I did spend the rest of the day sick to my stomach, although that hardly stopped myself from eating until I was several steps beyond full multiple times that day. I regret nothing.
Well, I arrived in one piece by mercy of the gods, and went to find the bus stop that would take me near to Kaylea’s apartment. Well, the helpful woman outside informed me I’d need the 16 bus, and upon finding the proper lot I discovered unlike every single other bus stop, this was not a bus stop. If that was confusing to you, good, it was supposed to be. Every other bs had a clear arrival place, and a steady stream of buses. I was in a car park, full of cars, without even room for a bus to enter. But I waited. I had faith in that bus, and it failed me. I got a cab.
Kaylea’s campus is in the suburbs just outside the city, so the drive was quick, and upon arrival the river asked for a not-terrible £15. I stared blankly when he said that, because he did not ask for £15, he asked for €15. Now, before I left I had the foresight to search what currency Southern Ireland used. See, I was even culturally aware enough to know that North and South Ireland were very much in different places emotionally. This did little for me though, apparently, because I still managed to somehow glean from my search that southern Ireland was on the British Pound, despite the fact that Northern Ireland is the one that’s part of the UK.
I feebly lifted a £20 note and explained I had been misled.
He settled for me paying £15 and told me to get out. He was not amused by my charming foreign confusion, even though my superior currency would actually convert to a 25% tip for him. Some people in this world just want something to get upset about, I guess. It was resolved without me being deported though, so it’s really a victory in the end.
I met up with Kaylea and her roommate, dropped my bags, caught a bus into the center of Dublin. Kaylea kindly lent me bus fare, and a currency-exchange was our first stop. The city with bursting at the seams with people. Pedestrians, fighting for sidewalk-space were regularly knocked into the river, lovers of rival families swallowed poison in intersections, French revolutionaries swarmed through the streets, singing songs of opposition. Oh yes, I had forgotten it was Valentines day. It was also the day of a major rugby game between France and Ireland, so my understanding of the city may have been influenced slightly by these anomalous microcosms. Hyperbole aside, I swear to have seen two men in blue and white faux-dreadlocks, wearing Asterix and Obelix costumes and strutting down the sidewalk.
On the bright side, my speaking of English, even with an accent, already made me significantly less-conspicuous than the French, so I was able to take photos with less fear of judgement.

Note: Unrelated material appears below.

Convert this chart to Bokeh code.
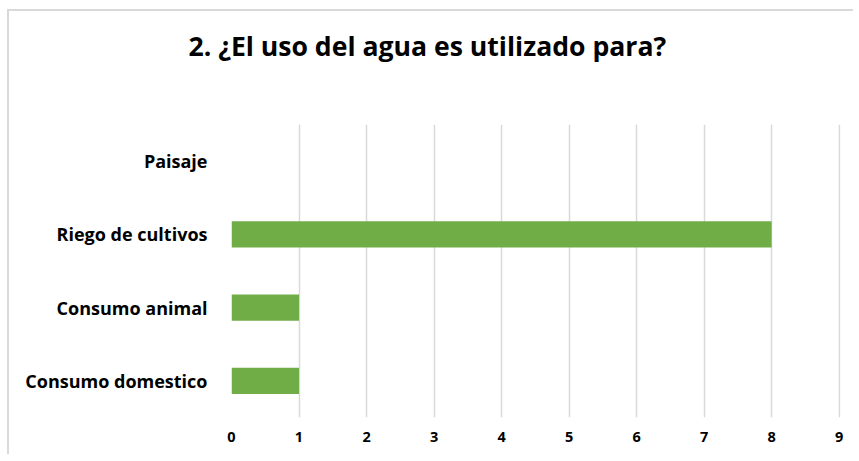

The only specific place I knew I wanted to see was a bar my Scottish Lit TA (a German who had studied at Trinity) recommended I check out. It was a small place, on the second level of a hotel I cannot afford to stay at. It was a striking room, nearly empty due to the earliness of the day. Full of stuffed armchairs, old bookshelves, and hunting paintings. It felt like where the men would go to drink and smoke in a Regency novel.
I tried my first Guinness here on a virtually empty stomach, but hey, I wanted to fully enjoy the ambiance of the place, and we do what we must. It was pretty spiffy, but I dare say we managed to hold our own.

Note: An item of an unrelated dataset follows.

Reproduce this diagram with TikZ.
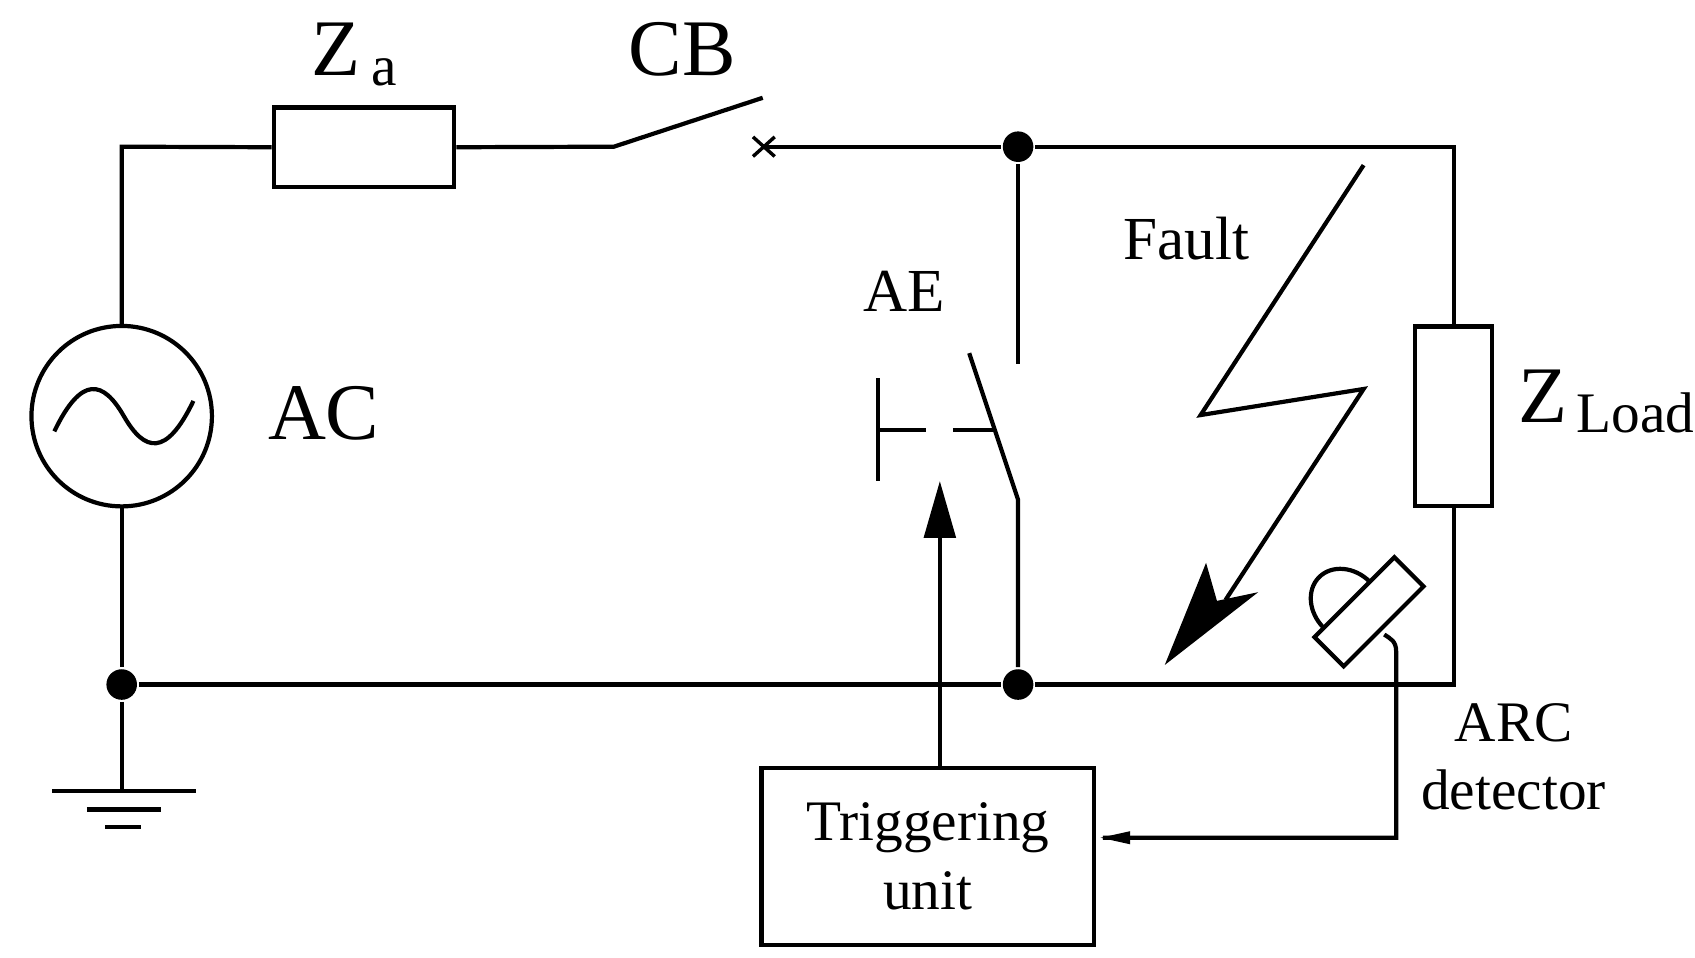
\documentclass[tikz,border=0pt]{standalone}
\usepackage{fontspec}
\setmainfont{Liberation Serif}
\usetikzlibrary{arrows.meta}
\begin{document}
\begin{tikzpicture}[x=0.01cm,y=-0.01cm,line width=1.1pt,
  box/.style={draw,line width=1.1pt,inner sep=0pt},
  dot/.style={circle,fill,inner sep=0pt,minimum size=8pt},
  lbl/.style={font=\fontsize{21}{24}\selectfont,inner sep=0pt},
  sub/.style={font=\fontsize{15}{18}\selectfont,inner sep=0pt},
  small/.style={font=\fontsize{16}{17}\selectfont,inner sep=0pt,align=center}]
\useasboundingbox (0,0) rectangle (1560,881);
% nodes
\node[inner sep=0pt,minimum size=1.66cm,circle] (src) at (112,383) {};
\node[box,minimum width=1.66cm,minimum height=0.73cm] (za) at (335,135.5) {};
\node[box,minimum width=0.71cm,minimum height=1.65cm] (zl) at (1338,383) {};
\node[box,minimum width=3.06cm,minimum height=1.63cm,small,font=\fontsize{15}{17}\selectfont] (tu) at (854,788) {Triggering\\[1pt]unit};
\node[dot] (d1) at (937,135) {};
\node[dot] (d2) at (937,630) {};
\node[dot] (d3) at (112,630) {};
\coordinate (tl) at (112,135);
\coordinate (tr) at (1338,135);
\coordinate (br) at (1338,630);
\coordinate (cbA) at (565,135);
\coordinate (cbB) at (702,90);
\coordinate (cbX) at (703,135);
\coordinate (aeTop) at (937,335);
\coordinate (aeB1) at (892,325);
\coordinate (aeB2) at (937,460);
\coordinate (gnd) at (112,728);
\draw (src.center) circle (0.83cm);
\draw (src.north) -- (tl) -- (za.west);
\draw (za.east) -- (cbA) -- (cbB);
\draw[line width=0.9pt] (cbX)+(-10,-9) -- +(10,9) (cbX)+(-10,9) -- +(10,-9);
\draw (cbX) -- (d1) -- (tr) -- (zl.north);
\draw (zl.south) -- (br) -- (d2) -- (d3);
\draw (d1) -- (aeTop);
\draw (aeB1) -- (aeB2) -- (d2);
\draw (src.south) -- (d3) -- (gnd);
\draw (48,728) -- (180,728) (80,745) -- (148,745) (97,761) -- (130,761);
% sine
\draw (50,397) .. controls (75,345) and (95,350) .. (114,383) .. controls (133,416) and (153,421) .. (178,369);
% AE contact
\draw (808,348) -- (808,443);
\draw (808,396) -- (852,396) (877,396) -- (915,396);
% trigger arrow
\draw (tu.north -| 865,0) -- (865,490);
\fill (865,443) -- (880,495) -- (850,495) -- cycle;
% ARC detector wire
\draw (1015,771) -- (1285,771) -- (1285,600) .. controls (1285,590) and (1280,588) .. (1274,584);
\fill (1013,771) -- (1040,765) -- (1040,777) -- cycle;
% sensor
\begin{scope}[shift={(1260,563)},rotate=45]
\draw (-52,-19) rectangle (52,19);
\draw (-40,-19) arc (180:360:30 and 36);
\end{scope}
% lightning
\draw (1255,152) -- (1105,382) -- (1255,358) -- (1128,552);
\fill (1072,612) -- (1110,518) -- (1120,553) -- (1158,545) -- cycle;
% labels
\node[lbl] (lza) at (309,45) {Z};
\node[sub] (lzas) at (354,67) {a};
\node[lbl] (lcb) at (628,45) {CB};
\node[lbl] (lac) at (298,380) {AC};
\node[small] (lae) at (832,268) {AE};
\node[small] (lf) at (1092,220) {Fault};
\node[lbl] (lzl) at (1420,365) {Z};
\node[sub] (lzls) at (1505,380) {Load};
\node[small,font=\fontsize{15}{17}\selectfont] (larc1) at (1393,665) {ARC};
\node[small,font=\fontsize{15}{17}\selectfont] (larc2) at (1393,727) {detector};
\end{tikzpicture}
\end{document}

Brunch came next, because while we were technically operating in the middling-to-late-lunch period, we were on a roll. We strolled through the city, taking in the sights and dismissing several places as unworthy. I shamelessly took constant photos.
Brunch was delicious. I’m living in campus-housing in Edinburgh because I’m incapable of feeding myself and wanted a meal plan. Honestly, with two provided meals a day I’m still really bad at eating well. Visiting a friend in a new city though was a situation where I could guilt-free buy three meals a day and actually enjoy myself.

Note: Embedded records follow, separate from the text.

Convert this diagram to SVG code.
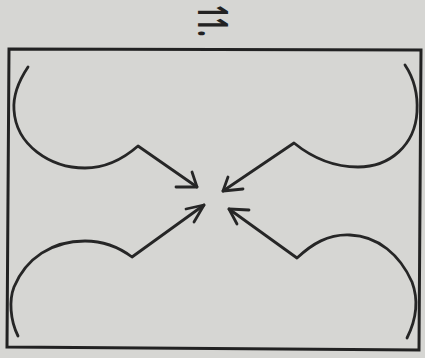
<svg xmlns="http://www.w3.org/2000/svg" width="425" height="358" viewBox="0 0 425 358">
  <style>
    .ln{fill:none;stroke:#262626;stroke-width:2.8;stroke-linecap:round;stroke-linejoin:round}
    .frame{fill:none;stroke:#222;stroke-width:3}
    .lbl{font-family:"Open Sans",sans-serif;font-weight:bold;font-size:22px;fill:#222}
  </style>
  <rect x="0" y="0" width="425" height="358" fill="#d6d6d3"/>
  <g id="label">
    <text class="lbl" transform="translate(198,5) rotate(90) scale(1,1.9)">11.</text>
  </g>
  <g id="frame">
    <polygon class="frame" points="9,49 421,50 419,350 7,347"/>
  </g>
  <g id="connectors">
    <g id="arrow-top-left">
      <path class="ln" d="M28,67 C18,82 13,97 14,110 C16,145 50,168 85,168 C105,168 122,160 138,146 L197,187"/>
      <path class="ln" d="M176,187 L197,187 L192,172"/>
    </g>
    <g id="arrow-top-right">
      <path class="ln" d="M405,65 C415,80 418,95 417,112 C415,145 390,167 358,167 C335,167 315,160 294,143 L223,191"/>
      <path class="ln" d="M243,189 L223,191 L228,177"/>
    </g>
    <g id="arrow-bottom-left">
      <path class="ln" d="M18,336 C10,320 9,300 14,287 C26,258 52,241 85,241 C105,241 120,248 132,257 L204,205"/>
      <path class="ln" d="M186,209 L204,205 L194,222"/>
    </g>
    <g id="arrow-bottom-right">
      <path class="ln" d="M407,338 C417,318 418,298 412,282 C400,255 378,236 350,235 C328,234 312,244 297,258 L229,209"/>
      <path class="ln" d="M249,210 L229,209 L237,224"/>
    </g>
  </g>
</svg>
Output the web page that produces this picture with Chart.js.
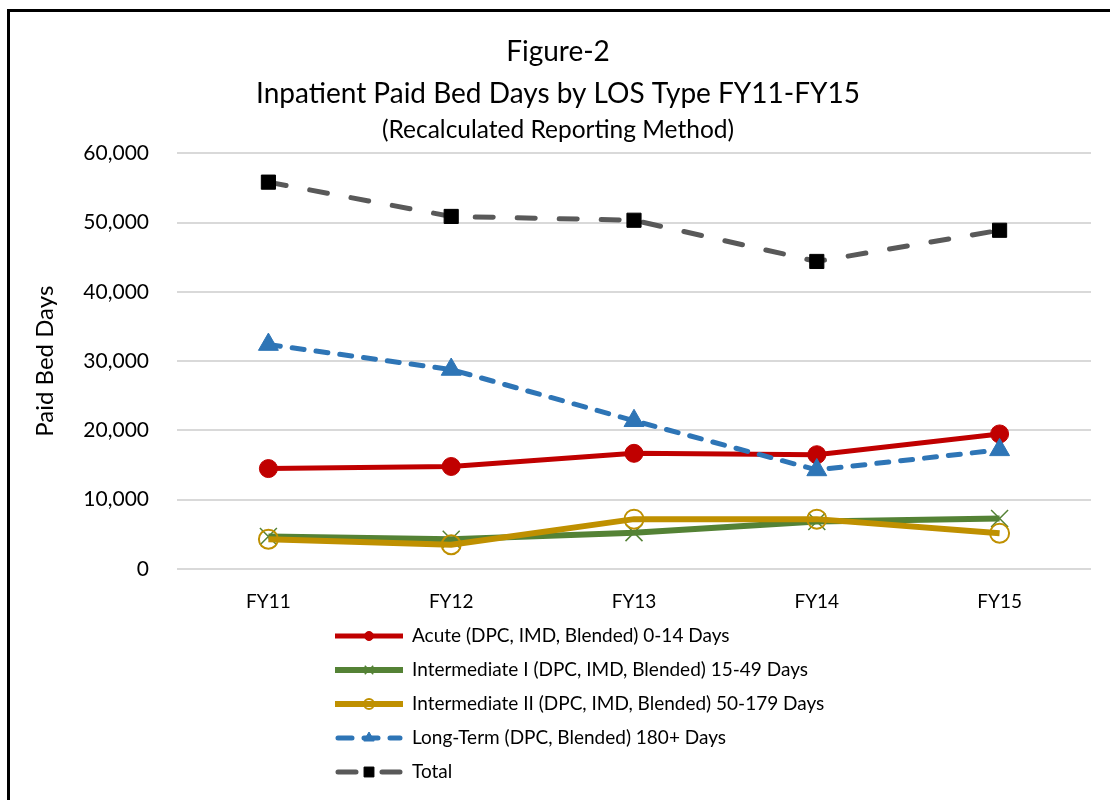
<!DOCTYPE html>
<html>
<head>
<meta charset="utf-8">
<script src="https://cdn.jsdelivr.net/npm/chart.js@4/dist/chart.umd.min.js"></script>
<style>
  html, body { margin: 0; padding: 0; background: #fff; }
  #wrap { width: 1110px; height: 800px; position: relative; }
</style>
</head>
<body>
<div id="wrap"><canvas id="c" width="1110" height="800"></canvas></div>
<script>
const categories = ['FY11', 'FY12', 'FY13', 'FY14', 'FY15'];
const acute = [14500, 14800, 16700, 16500, 19500];
const intermediateI = [4700, 4300, 5250, 6850, 7300];
const intermediateII = [4300, 3500, 7200, 7200, 5150];
const longTerm = [32400, 28800, 21400, 14300, 17200];
const total = [55850, 50900, 50350, 44400, 48900];
const seriesNames = [
  'Acute (DPC, IMD, Blended) 0-14 Days',
  'Intermediate I (DPC, IMD, Blended) 15-49 Days',
  'Intermediate II (DPC, IMD, Blended) 50-179 Days',
  'Long-Term (DPC, Blended) 180+ Days',
  'Total'
];
const titleLines = ['Figure-2', 'Inpatient Paid Bed Days by LOS Type FY11-FY15'];
const subtitleText = '(Recalculated Reporting Method)';
const yAxisTitle = 'Paid Bed Days';

const FONT = 'Lato, "Open Sans", sans-serif';

const frameAndBg = {
  id: 'frameAndBg',
  beforeDraw(chart) {
    const ctx = chart.ctx;
    ctx.save();
    ctx.fillStyle = '#fff';
    ctx.fillRect(0, 0, chart.width, chart.height);
    ctx.strokeStyle = '#000';
    ctx.lineWidth = 3;
    ctx.beginPath();
    ctx.moveTo(8.5, 820);
    ctx.lineTo(8.5, 10.5);
    ctx.lineTo(1130, 10.5);
    ctx.stroke();
    ctx.restore();
  }
};

const customLegend = {
  id: 'customLegend',
  afterDraw(chart) {
    const ctx = chart.ctx;
    const x0 = 335, len = 68, textX = 412, y0 = 636, gap = 34;
    const legendRadius = [4.5, 6, 5, 6, 7];
    ctx.save();
    chart.data.datasets.forEach((ds, i) => {
      const y = y0 + i * gap;
      ctx.save();
      ctx.strokeStyle = ds.borderColor;
      ctx.lineWidth = ds.borderWidth;
      ctx.lineCap = ds.borderCapStyle || 'butt';
      if (ds.borderDash && ds.borderDash.length) {
        ctx.setLineDash(ds.legendDash || ds.borderDash);
      }
      ctx.beginPath();
      ctx.moveTo(x0 + (ds.borderCapStyle === 'round' ? 3 : 0), y);
      ctx.lineTo(x0 + len - (ds.borderCapStyle === 'round' ? 3 : 0), y);
      ctx.stroke();
      ctx.restore();
      ctx.save();
      ctx.fillStyle = ds.pointBackgroundColor;
      ctx.strokeStyle = ds.pointBorderColor;
      ctx.lineWidth = ds.pointBorderWidth;
      Chart.helpers.drawPoint(ctx, {
        pointStyle: ds.pointStyle,
        radius: legendRadius[i],
        borderWidth: ds.pointBorderWidth,
        rotation: 0
      }, x0 + len / 2, y);
      ctx.restore();
      ctx.fillStyle = '#000';
      ctx.font = '19px ' + FONT;
      ctx.textBaseline = 'middle';
      ctx.textAlign = 'left';
      ctx.fillText(ds.label, textX, y);
    });
    ctx.restore();
  }
};

const datasets = [
  {
    label: seriesNames[0], data: acute, order: 5,
    borderColor: '#C00000', borderWidth: 5,
    pointStyle: 'circle', pointRadius: 9, pointHoverRadius: 9,
    pointBackgroundColor: '#C00000', pointBorderColor: '#C00000', pointBorderWidth: 1
  },
  {
    label: seriesNames[1], data: intermediateI, order: 4,
    borderColor: '#548235', borderWidth: 6,
    pointStyle: 'crossRot', pointRadius: 12, pointHoverRadius: 12,
    pointBackgroundColor: '#548235', pointBorderColor: '#548235', pointBorderWidth: 1.5
  },
  {
    label: seriesNames[2], data: intermediateII, order: 3,
    borderColor: '#BF9000', borderWidth: 6,
    pointStyle: 'circle', pointRadius: 9.5, pointHoverRadius: 9.5,
    pointBackgroundColor: 'rgba(0,0,0,0)', pointBorderColor: '#BF9000', pointBorderWidth: 2
  },
  {
    label: seriesNames[3], data: longTerm, order: 2,
    borderColor: '#2E75B6', borderWidth: 5, borderDash: [12, 12], borderCapStyle: 'round',
    legendDash: [14, 12],
    pointStyle: 'triangle', pointRadius: 11.5, pointHoverRadius: 11.5,
    pointBackgroundColor: '#2E75B6', pointBorderColor: '#2E75B6', pointBorderWidth: 1
  },
  {
    label: seriesNames[4], data: total, order: 1,
    borderColor: '#595959', borderWidth: 5, borderDash: [18, 24], borderCapStyle: 'round',
    legendDash: [18, 26],
    pointStyle: 'rect', pointRadius: 10, pointHoverRadius: 10,
    pointBackgroundColor: '#000000', pointBorderColor: '#000000', pointBorderWidth: 1
  }
];

new Chart(document.getElementById('c'), {
  type: 'line',
  data: { labels: categories, datasets: datasets },
  plugins: [frameAndBg, customLegend],
  options: {
    responsive: false,
    animation: false,
    devicePixelRatio: 1,
    layout: { padding: { left: 25, right: 19, top: 0, bottom: 186 } },
    elements: { line: { tension: 0 } },
    plugins: {
      legend: { display: false },
      tooltip: { enabled: false },
      title: {
        display: true,
        text: titleLines,
        color: '#000',
        font: { family: FONT, size: 28, weight: 'normal', lineHeight: 1.5 },
        padding: { top: 31, bottom: 0 }
      },
      subtitle: {
        display: true,
        text: subtitleText,
        color: '#000',
        font: { family: FONT, size: 24.5, weight: 'normal', lineHeight: 1.2 },
        padding: { top: 0, bottom: 9 }
      }
    },
    scales: {
      x: {
        offset: true,
        afterFit(scale) { scale.height = 45; },
        grid: { display: false, drawTicks: false },
        border: { display: false },
        ticks: {
          color: '#000', padding: 21,
          font: { family: FONT, size: 19 }
        }
      },
      y: {
        min: 0, max: 60000,
        afterFit(scale) { scale.width = 152; },
        grid: { color: '#D9D9D9', lineWidth: 2, drawTicks: false },
        border: { display: false },
        ticks: {
          stepSize: 10000, color: '#000', padding: 28,
          font: { family: FONT, size: 21 },
          callback: (v) => Number(v).toLocaleString('en-US')
        },
        title: {
          display: true, text: yAxisTitle, color: '#000',
          font: { family: FONT, size: 24 },
          padding: { top: 6, bottom: 0 }
        }
      }
    }
  }
});
</script>
</body>
</html>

The rest of the day was spent walking along the waterfront, enjoying a dinner of fish and chips, and getting lost for a while around St. Patrick’s Cathedral.
We ended the night with a brief stop at the Bleeding Horse, which, with that name, can only be a pub. It was huge, two-storied, and full of crooked staircases and winding hallways to rooms and balconies. I failed in my attempts to document it, managing only a few confused shots and a sight of the soft red of the lights.
Sunday I wound up sleeping in. I had been up since 5, walked seventeen miles, and consumed my weight in delicious oils, meats, and potato-byproducts, so I barely managed to be up before noon. It was a shame to waste the morning of one of my only two days in the city, but being a functioning person is necessary to enjoying walking around a city.
The highlight of Sunday was Kaylea and my visit to the National Museum of Ireland. It took us a while to find since it wasn’t in the center of the city. We passed signs for other attractions as we went, and joked that we should go see The Leprechaun Museum. Then we both grew grave, shuddered, and whispered “never,” under our breaths. We found it further west along the River Leffey, and its distance from center-city became understandable.
It had originally been a barracks, and was converted into the Decorative Arts and History section of the National museum in the late 90’s. They actually had several men in costume running drills in the courtyard.
Anyway, I won’t take you on a room by room, but rather just include some of the pieces I most liked. I will also apologize for the reflections of me and my camera in almost every glass case.
The rest of the day was more minor explorations, more tea, and much more walking. We stopped in a cafe, and looking out the window I found this staring back.
And for the most part, that was my trip to Dublin. We got lost around St. Patrick’s Cathedral again, this time circling it thrice in the gathering darkness, searching for a library that we never found. There wasn’t really time to explore the countryside so I’ll have to explore the coast one day in the uncertain future. Kaylea plans to visit Edinburgh sometimes soon. I’ve already made it very clear that while Dublin is nice, it is nothing compared to here. She doesn’t believe me.
I still have just under a week before classes resume, and as I said, I intend to explore the new town a bit. There are some things, including a mythic statue of Abraham Lincoln that I want to find. I might also take a train into the highlands for a day or two, although I don’t have a destination in mind. Maybe Inverness, I hear it’s lovely.